How else would NMSS have gotten my money? Direct mail? An ad in the paper? A flyer in the breakroom? I don't think any of those strategies has ever worked on me. But here was Bruce, the boyfriend of one of the people I like the most who also happens to have MS, personally asking me to donate money to this cause for which he will undertake this grueling, two-day bike ride. He's been training, bought equipment, taken the time from work, etc... I just need to click twice and type in a number and my address. Mine was the easy part.
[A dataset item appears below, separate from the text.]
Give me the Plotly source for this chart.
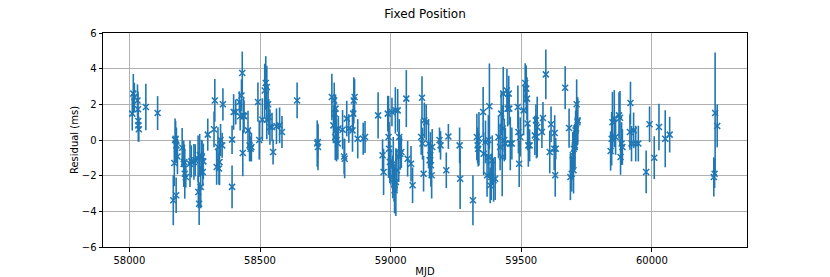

It helped that he was helping Mimi. It also helps that the two times I've met him I thought he was amazingly nice. One time, Mimi and Bruce came over to my house for a party. There were a bunch of kids in my backyard, and one of them got a ball stuck in a pear tree. Bruce didn't know anyone at the party much less the kids, but he's the one who climbed up the tree to retreive the ball.
The I Live Here, I Give Here people are on to something with their grassroots approach, I think. It seems they've invested a lot of their effort in training 70 Austinites to go out and spread the word about donating money to local, Austin charities. I don't know how they chose these people, but I'm willing to bet they're a bunch of bike riders and tree climbers.